◆ **Items from a dataset**:
#####

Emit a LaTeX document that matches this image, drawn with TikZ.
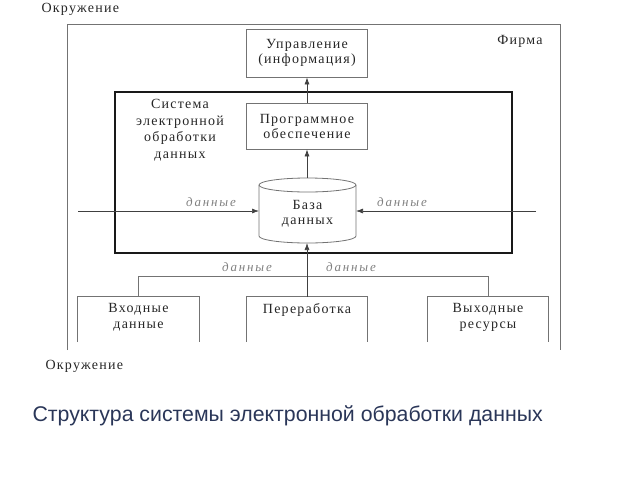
\documentclass[tikz,border=0pt]{standalone}
\usepackage{fontspec}
\setmainfont{Liberation Serif}
\newfontfamily\diagfont[LetterSpace=9]{Liberation Serif}
\newfontfamily\flowfont[LetterSpace=14]{Liberation Serif}
\newfontfamily\titlefont{Liberation Sans}
\usetikzlibrary{arrows.meta}
\begin{document}
\begin{tikzpicture}[x=1pt,y=-1pt,
  frameline/.style={draw=black!55,line width=0.8pt},
  boxnode/.style={frameline,minimum width=121pt,minimum height=48pt,align=center,inner sep=0pt,font=\diagfont\fontsize{14}{15}\selectfont,text=black!85},
  opennode/.style={minimum width=121pt,minimum height=45pt,align=center,inner sep=0pt},
  lbl/.style={font=\diagfont\fontsize{14}{15.5}\selectfont,text=black!85,align=center},
  flowlbl/.style={font=\flowfont\itshape\fontsize{13}{14}\selectfont,text=black!50},
  arr/.style={draw=black!75,line width=0.7pt,-{Latex[length=7pt,width=5pt]}},
  plainline/.style={draw=black!55,line width=0.8pt}]
\useasboundingbox (0,0) rectangle (640,480);
% outer frame (open at bottom)
\draw[frameline] (67,350) -- (67,24) -- (560,24) -- (560,350);
\node[lbl,anchor=west] (env1) at (38,9) {Окружение};
\node[lbl,anchor=west] (env2) at (42,366) {Окружение};
\node[lbl] (firm) at (520,41) {Фирма};
% inner box
\node[draw=black!90,line width=1.8pt,minimum width=397pt,minimum height=161pt,inner sep=0pt] (sys) at (313.5,172.5) {};
\node[lbl,font=\diagfont\fontsize{14}{16.5}\selectfont] (systxt) at (180,130) {Система\\электронной\\обработки\\данных};
% boxes
\node[boxnode] (upr) at (307,53) {Управление\\(информация)};
\node[boxnode,minimum height=46pt] (prog) at (307,126) {Программное\\обеспечение};
% database cylinder
\fill[white] (259,185) rectangle (356,236);
\draw[frameline] (259,185) -- (259,236) arc[start angle=180,end angle=360,x radius=48.5pt,y radius=7pt] -- (356,185);
\draw[frameline] (307.5,185) ellipse[x radius=48.5pt,y radius=7pt];
\node[lbl,minimum width=97pt,minimum height=50pt,inner sep=0pt] (db) at (307.5,214) {База\\данных};
\coordinate (dbtop) at (307,178);
\coordinate (dbbot) at (307,243);
\coordinate (dbleft) at (259,211);
\coordinate (dbright) at (356,211);
% bottom boxes (open at bottom)
\node[opennode] (vhod) at (138.5,319.5) {};
\node[opennode] (pere) at (307,319.5) {};
\node[opennode] (vyh) at (488,319.5) {};
\foreach \n in {vhod,pere,vyh}{
  \draw[frameline] (\n.south west) -- (\n.north west) -- (\n.north east) -- (\n.south east);
}
\node[lbl,anchor=north] (vhodt) at (vhod.north) [yshift=-3pt] {Входные\\данные};
\node[lbl,anchor=north] (peret) at (pere.north) [yshift=-3pt] {Переработка};
\node[lbl,anchor=north] (vyht) at (vyh.north) [yshift=-3pt] {Выходные\\ресурсы};
% connectors
\draw[arr] (prog.north) -- (upr.south);
\draw[arr] (dbtop) -- (prog.south);
\coordinate (inl) at (78,211);
\coordinate (inr) at (536,211);
\draw[arr] (inl) -- (dbleft);
\draw[arr] (inr) -- (dbright);
\node[flowlbl] (d1) at (211,202) {данные};
\node[flowlbl] (d2) at (402,202) {данные};
\coordinate (hl) at (vhod.north |- 0,276);
\coordinate (hr) at (vyh.north |- 0,276);
\draw[plainline] (vhod.north) -- (hl) -- (hr) -- (vyh.north);
\draw[arr] (pere.north) -- (dbbot);
\node[flowlbl] (d3) at (247,267) {данные};
\node[flowlbl] (d4) at (351,267) {данные};
% title
\node[anchor=west,font=\titlefont\fontsize{21.3}{25}\selectfont,text={rgb,255:red,42;green,54;blue,88}] (title) at (29,416) {Структура системы электронной обработки данных};
\end{tikzpicture}
\end{document}
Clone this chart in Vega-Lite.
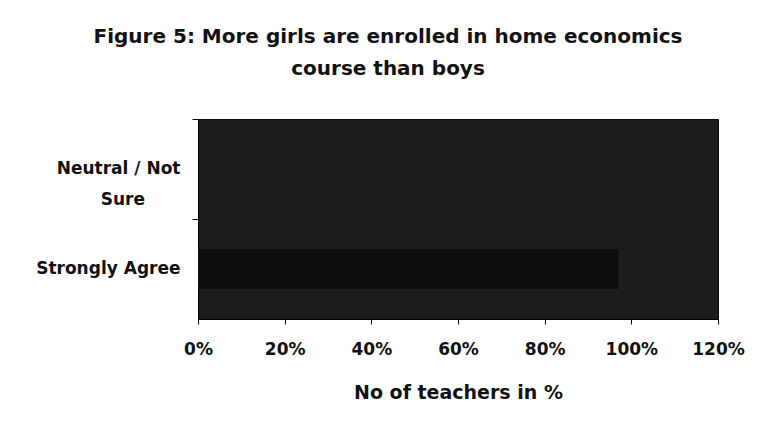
{
  "$schema": "https://vega.github.io/schema/vega-lite/v6.json",
  "autosize": {"type": "none"},
  "width": 520,
  "height": 200,
  "padding": {"left": 198, "top": 119, "right": 46, "bottom": 120},
  "background": "#ffffff",
  "title": {
    "text": ["Figure 5: More girls are enrolled in home economics", "course than boys"],
    "font": "DejaVu Sans",
    "fontSize": 20,
    "fontWeight": "bold",
    "color": "#111111",
    "lineHeight": 32,
    "anchor": "middle",
    "dx": -70,
    "offset": 40
  },
  "data": {
    "values": [
      {"response": "Neutral / Not Sure", "pct": 0},
      {"response": "Strongly Agree", "pct": 0.97}
    ]
  },
  "mark": {"type": "bar", "color": "#0c0e0c"},
  "encoding": {
    "y": {
      "field": "response",
      "type": "nominal",
      "sort": ["Neutral / Not Sure", "Strongly Agree"],
      "scale": {"paddingInner": 0.6, "paddingOuter": 0.3},
      "axis": {
        "title": null,
        "bandPosition": -0.75,
        "tickSize": 6,
        "tickColor": "#000000",
        "domainColor": "#000000",
        "labelPadding": 12,
        "labelFont": "DejaVu Sans",
        "labelFontSize": 17,
        "labelFontWeight": "bold",
        "labelColor": "#111111",
        "labelLineHeight": 31,
        "labelAlign": "right",
        "labelExpr": "datum.value == 'Neutral / Not Sure' ? ['Neutral / Not', 'Sure\u00a0\u00a0\u00a0\u00a0\u00a0\u00a0\u200b'] : datum.value",
        "encoding": {
          "labels": {
            "dy": {"signal": "datum.value == 'Neutral / Not Sure' ? -17 : -1"}
          }
        }
      }
    },
    "x": {
      "field": "pct",
      "type": "quantitative",
      "scale": {"domain": [0, 1.2], "nice": false},
      "axis": {
        "title": "No of teachers in %",
        "values": [0, 0.2, 0.4, 0.6, 0.8, 1.0, 1.2],
        "format": ".0%",
        "grid": false,
        "labelFlush": false,
        "tickSize": 5,
        "tickColor": "#000000",
        "domainColor": "#000000",
        "labelPadding": 17,
        "labelFont": "DejaVu Sans",
        "labelFontSize": 17,
        "labelFontWeight": "bold",
        "labelColor": "#111111",
        "titleFont": "DejaVu Sans",
        "titleFontSize": 19,
        "titleFontWeight": "bold",
        "titleColor": "#111111",
        "titlePadding": 26
      }
    }
  },
  "config": {
    "view": {"fill": "#1b1e1b", "stroke": "#0a0a0a", "strokeWidth": 1}
  }
}
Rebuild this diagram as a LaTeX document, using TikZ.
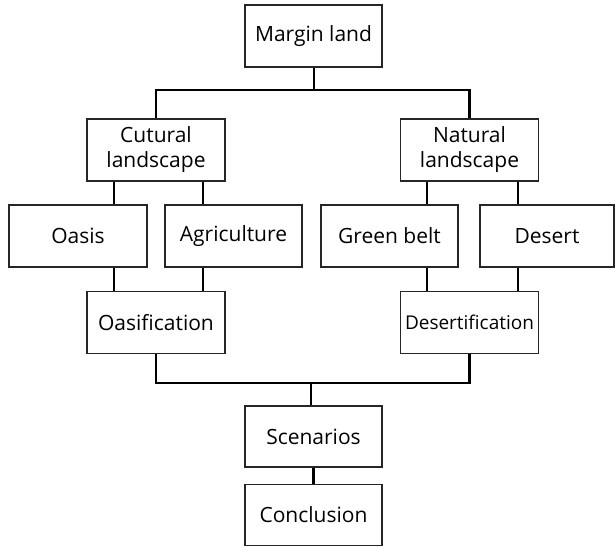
\documentclass[tikz,border=0pt]{standalone}
\usepackage{fontspec}
\setmainfont{Open Sans}
\begin{document}
\begin{tikzpicture}[x=1pt,y=-1pt,
  box/.style={draw=black!85,line width=1.3pt,minimum width=138pt,minimum height=62pt,inner sep=0pt,align=center,font=\fontsize{21}{25}\selectfont,text=black},
  link/.style={draw=black,line width=2.8pt}]
\useasboundingbox (0,0) rectangle (615,546);
\node[box,minimum width=137pt] (margin) at (313.5,36) {Margin land};
\node[box] (cult) at (156,150) {Cutural\\landscape};
\node[box] (nat) at (469.5,150) {Natural\\landscape};
\node[box] (oasis) at (78,236) {Oasis};
\node[box,minimum width=137pt] (agri) at (233.5,236) {Agriculture};
\node[box,minimum width=137pt] (green) at (389.5,236) {Green belt};
\node[box,minimum width=134pt] (desert) at (547,236) {Desert};
\node[box] (oasif) at (156,322.5) {Oasification};
\node[box,font=\fontsize{19}{22}\selectfont] (desertif) at (469.5,322.5) {Desertification};
\node[box,minimum width=137pt,minimum height=61pt] (scen) at (313.5,436.5) {Scenarios};
\node[box,minimum width=137pt,minimum height=61pt] (concl) at (313.5,515) {Conclusion};
\coordinate (j1) at (314,90);
\coordinate (j2) at (311,383);
\coordinate (a1) at (114,0);
\coordinate (a2) at (203,0);
\coordinate (b1) at (427,0);
\coordinate (b2) at (518,0);
\draw[link] (margin.south -| j1) -- (j1);
\draw[link] (cult.north) |- (j1) -| (nat.north);
\draw[link] (cult.south -| a1) -- (oasis.north -| a1);
\draw[link] (cult.south -| a2) -- (agri.north -| a2);
\draw[link] (nat.south -| b1) -- (green.north -| b1);
\draw[link] (nat.south -| b2) -- (desert.north -| b2);
\draw[link] (oasis.south -| a1) -- (oasif.north -| a1);
\draw[link] (agri.south -| a2) -- (oasif.north -| a2);
\draw[link] (green.south -| b1) -- (desertif.north -| b1);
\draw[link] (desert.south -| b2) -- (desertif.north -| b2);
\draw[link] (oasif.south) |- (j2) -| (desertif.south);
\draw[link] (j2) -- (scen.north -| j2);
\draw[link] (scen.south) -- (concl.north);
\end{tikzpicture}
\end{document}
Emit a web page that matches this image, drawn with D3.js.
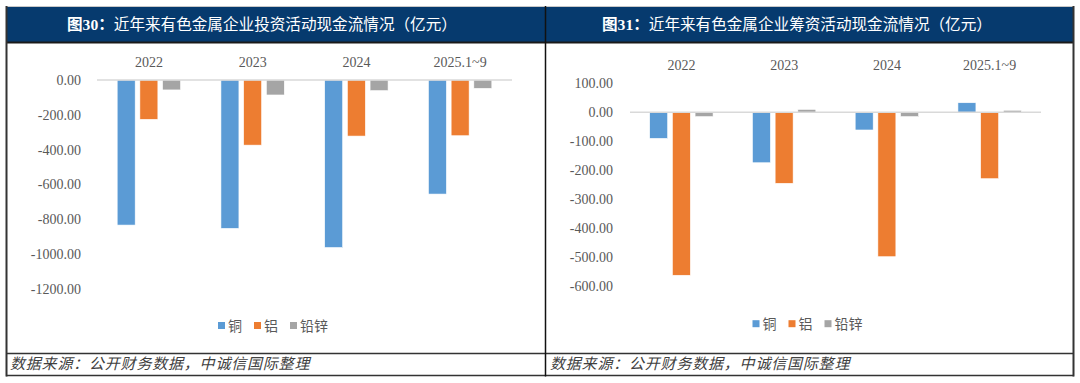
<!DOCTYPE html>
<html>
<head>
<meta charset="utf-8">
<script src="https://cdn.jsdelivr.net/npm/d3@7"></script>
<style>
  html, body { margin: 0; padding: 0; background: #ffffff; }
  svg { display: block; }
</style>
</head>
<body>
<svg id="chart" width="1080" height="383"></svg>
<script>
// ---------- data ----------
const categories = ["2022", "2023", "2024", "2025.1~9"];
const seriesNames = ["铜", "铝", "铅锌"];
const seriesColors = ["#5b9bd5", "#ed7d31", "#a5a5a5"];

// 图30: investing cash flow (亿元)
const investCopper   = [-833, -852, -962, -655];
const investAluminum = [-226, -374, -322, -320];
const investLeadZinc = [-57, -86, -61, -48];
const investTicks    = [0, -200, -400, -600, -800, -1000, -1200];

// 图31: financing cash flow (亿元)
const financeCopper   = [-90, -174, -61, 33];
const financeAluminum = [-562, -245, -498, -229];
const financeLeadZinc = [-15, 10, -15, 7];
const financeTicks    = [100, 0, -100, -200, -300, -400, -500, -600];

const titles = ["近年来有色金属企业投资活动现金流情况（亿元）", "近年来有色金属企业筹资活动现金流情况（亿元）"];
const titleNums = ["图30：", "图31："];
const sourceText = "数据来源：公开财务数据，中诚信国际整理";

// ---------- frame ----------
const svg = d3.select("#chart");
const NAVY = "#063a6e";
const FRAME = "#333333";
const numFont = "'Liberation Serif', 'Times New Roman', serif";
const cjkFont = "'Liberation Serif', 'Noto Sans CJK SC', serif";

svg.append("rect").attr("x", 6).attr("y", 6).attr("width", 1067).attr("height", 36).attr("fill", NAVY);
svg.append("line").attr("x1", 6).attr("x2", 1074).attr("y1", 6.5).attr("y2", 6.5).attr("stroke", "#c8c8c8").attr("stroke-width", 1);
svg.append("line").attr("x1", 6).attr("x2", 1074).attr("y1", 42.5).attr("y2", 42.5).attr("stroke", "#1a1a1a").attr("stroke-width", 2);
svg.append("line").attr("x1", 6).attr("x2", 1074).attr("y1", 353.5).attr("y2", 353.5).attr("stroke", FRAME).attr("stroke-width", 1.5);
svg.append("line").attr("x1", 6).attr("x2", 1074).attr("y1", 375.5).attr("y2", 375.5).attr("stroke", FRAME).attr("stroke-width", 1.5);
[6.5, 545.5, 1073.5].forEach(x => {
  svg.append("line").attr("x1", x).attr("x2", x).attr("y1", 6).attr("y2", 376.5)
    .attr("stroke", x === 545.5 ? "#111" : FRAME).attr("stroke-width", x === 545.5 ? 1.5 : 2);
});

// ---------- panel builder ----------
function drawPanel(cfg) {
  const g = svg.append("g");

  // title
  const t = g.append("text").attr("x", cfg.titleX).attr("y", 30)
    .attr("fill", "#ffffff").attr("font-family", cjkFont).attr("font-size", 15.6);
  t.append("tspan").attr("font-weight", "bold").text(cfg.titleNum);
  t.append("tspan").text(cfg.title);

  const y = d3.scaleLinear().domain(cfg.domain).range(cfg.yRange);
  const x0 = d3.scaleBand().domain(categories).range(cfg.xRange).padding(0);
  const x1 = d3.scaleBand().domain(seriesNames).range([-31.7, 31.7]).paddingInner(0.207).paddingOuter(0);

  // y axis labels
  const ya = g.append("g").attr("transform", `translate(${cfg.xRange[0]},0)`)
    .call(d3.axisLeft(y).tickValues(cfg.ticks).tickSize(0).tickPadding(cfg.tickPad).tickFormat(d => d.toFixed(2)));
  ya.select(".domain").remove();
  ya.selectAll("text").attr("fill", "#595959").attr("font-family", numFont).attr("font-size", 14);

  // category axis on top
  const xa = g.append("g").attr("transform", `translate(0,${cfg.catY})`)
    .call(d3.axisTop(x0).tickSize(0).tickPadding(0));
  xa.select(".domain").remove();
  xa.selectAll("text").attr("fill", "#595959").attr("font-family", numFont).attr("font-size", 14);

  // bars
  const rows = categories.map((c, i) => ({ cat: c, vals: cfg.series.map((s, j) => ({ name: seriesNames[j], v: s[i], color: seriesColors[j] })) }));
  const grp = g.selectAll(".grp").data(rows).join("g")
    .attr("transform", d => `translate(${x0(d.cat) + x0.bandwidth() / 2},0)`);
  grp.selectAll("rect").data(d => d.vals).join("rect")
    .attr("x", d => x1(d.name))
    .attr("width", x1.bandwidth())
    .attr("y", d => y(Math.max(0, d.v)))
    .attr("height", d => Math.abs(y(d.v) - y(0)))
    .attr("fill", d => d.color)
    .attr("stroke", "#ffffff").attr("stroke-width", 0.6);

  // zero line
  g.append("line").attr("x1", cfg.xRange[0]).attr("x2", cfg.xRange[1])
    .attr("y1", y(0)).attr("y2", y(0)).attr("stroke", "#d9d9d9").attr("stroke-width", 1.5);

  // legend
  const leg = g.append("g").attr("transform", `translate(${cfg.legendX},${cfg.legendY})`);
  let lx = 0;
  seriesNames.forEach((name, j) => {
    leg.append("rect").attr("x", lx).attr("y", -3.5).attr("width", 7).attr("height", 7).attr("fill", seriesColors[j]);
    const tx = leg.append("text").attr("x", lx + 10).attr("y", 5).attr("fill", "#595959")
      .attr("font-family", cjkFont).attr("font-size", 14).text(name);
    lx += 10 + tx.node().getComputedTextLength() + 12;
  });

  // source
  g.append("text").attr("x", cfg.srcX).attr("y", 369).attr("fill", "#404040")
    .attr("font-family", "'Noto Sans CJK SC', sans-serif").attr("font-style", "italic")
    .attr("font-size", 15).attr("letter-spacing", 0.8).text(sourceText);
}

drawPanel({
  title: titles[0], titleNum: titleNums[0], titleX: 67,
  domain: [0, -1200], yRange: [80, 289], xRange: [97, 512], ticks: investTicks, tickPad: 16,
  catY: 67, series: [investCopper, investAluminum, investLeadZinc],
  legendX: 218, legendY: 325.5, srcX: 10
});
drawPanel({
  title: titles[1], titleNum: titleNums[1], titleX: 602,
  domain: [100, -600], yRange: [83.3, 286.3], xRange: [630, 1041], ticks: financeTicks, tickPad: 17,
  catY: 70, series: [financeCopper, financeAluminum, financeLeadZinc],
  legendX: 752.5, legendY: 323.7, srcX: 550
});
</script>
</body>
</html>
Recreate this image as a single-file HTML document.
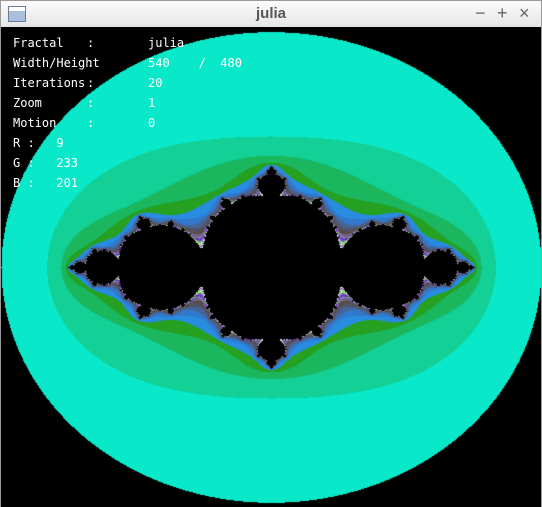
<!DOCTYPE html>
<html><head><meta charset="utf-8"><style>
body{margin:0;width:542px;height:507px;overflow:hidden;background:#fff;font-family:"Liberation Mono",monospace}
#win{position:absolute;left:0;top:0;width:540px;height:505px;border:1px solid #9a9a9a;background:#000}
#title{position:absolute;left:0;top:0;width:540px;height:26px;background:linear-gradient(#fbfbfb,#e6e6e6);border-bottom:1px solid #c8c8c8}
#title .t{position:absolute;left:0;width:100%;top:4px;text-align:center;font:bold 15px "Liberation Sans",sans-serif;color:#555}
#ic{position:absolute;left:7px;top:5px;width:16px;height:14px;border:1px solid #6a7d95;background:linear-gradient(#fff 0 30%,#a8c0de 30%)}
.btn{position:absolute;top:2px;font:18px "Liberation Sans",sans-serif;color:#666}
canvas{position:absolute;left:0;top:26px}
.tx{position:absolute;color:#fff;font:12px "DejaVu Sans Mono","Liberation Mono",monospace;white-space:pre}
</style></head><body>
<div id="win">
<div id="title">
<div id="ic"></div>
<div class="t">julia</div>
<div class="btn" style="left:474px">−</div>
<div class="btn" style="left:496px">+</div>
<div class="btn" style="left:518px">×</div>
</div>
<canvas id="c" width="540" height="480"></canvas>
<div class="tx" style="left:12px;top:35px">Fractal</div>
<div class="tx" style="left:12px;top:55px">Width/Height</div>
<div class="tx" style="left:12px;top:75px">Iterations</div>
<div class="tx" style="left:12px;top:95px">Zoom</div>
<div class="tx" style="left:12px;top:115px">Motion</div>
<div class="tx" style="left:86px;top:35px">:</div>
<div class="tx" style="left:86px;top:55px">:</div>
<div class="tx" style="left:86px;top:75px">:</div>
<div class="tx" style="left:86px;top:95px">:</div>
<div class="tx" style="left:86px;top:115px">:</div>
<div class="tx" style="left:147px;top:35px">julia</div>
<div class="tx" style="left:147px;top:55px">540    /  480</div>
<div class="tx" style="left:147px;top:75px">20</div>
<div class="tx" style="left:147px;top:95px">1</div>
<div class="tx" style="left:147px;top:115px">0</div>
<div class="tx" style="left:12px;top:135px">R :   9</div>
<div class="tx" style="left:12px;top:155px">G :   233</div>
<div class="tx" style="left:12px;top:175px">B :   201</div>
</div>
<script>
const juliaC=[-0.76,0];
const maxIter=[20];
const viewRange=[2.0,2.04];
const palette=[[0,0,0],[9,233,201],[18,208,150],[26,183,95],[38,160,32],[40,140,225],[50,120,205],[70,100,150],[80,85,100],[90,75,70],[110,100,130],[130,120,170],[100,40,200],[140,80,220],[120,220,90],[180,200,220],[160,230,120],[200,200,200],[120,60,180],[200,240,160],[220,220,220]];
const cv=document.getElementById('c');const ctx=cv.getContext('2d');
const W=540,H=480;const img=ctx.createImageData(W,H);
for(let py=0;py<H;py++)for(let px=0;px<W;px++){
 let x=(px-W/2)/(W/2)*viewRange[0],y=(py-H/2)/(H/2)*viewRange[1],n=0;
 while(n<maxIter[0]&&x*x+y*y<=4){const t=x*x-y*y+juliaC[0];y=2*x*y+juliaC[1];x=t;n++;}
 const col=(n>=maxIter[0]&&x*x+y*y<=4)?[0,0,0]:palette[Math.min(n,palette.length-1)];
 const i=(py*W+px)*4;img.data[i]=col[0];img.data[i+1]=col[1];img.data[i+2]=col[2];img.data[i+3]=255;}
ctx.putImageData(img,0,0);
</script>
</body></html>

#####

◆ **REQUIRED TASK**: Collect each line containing the string "that".

◆ **WRITTEN ANSWER**:
Emit a LaTeX document that matches this image, drawn with TikZ.
Emit a web page that matches this image, drawn with D3.js.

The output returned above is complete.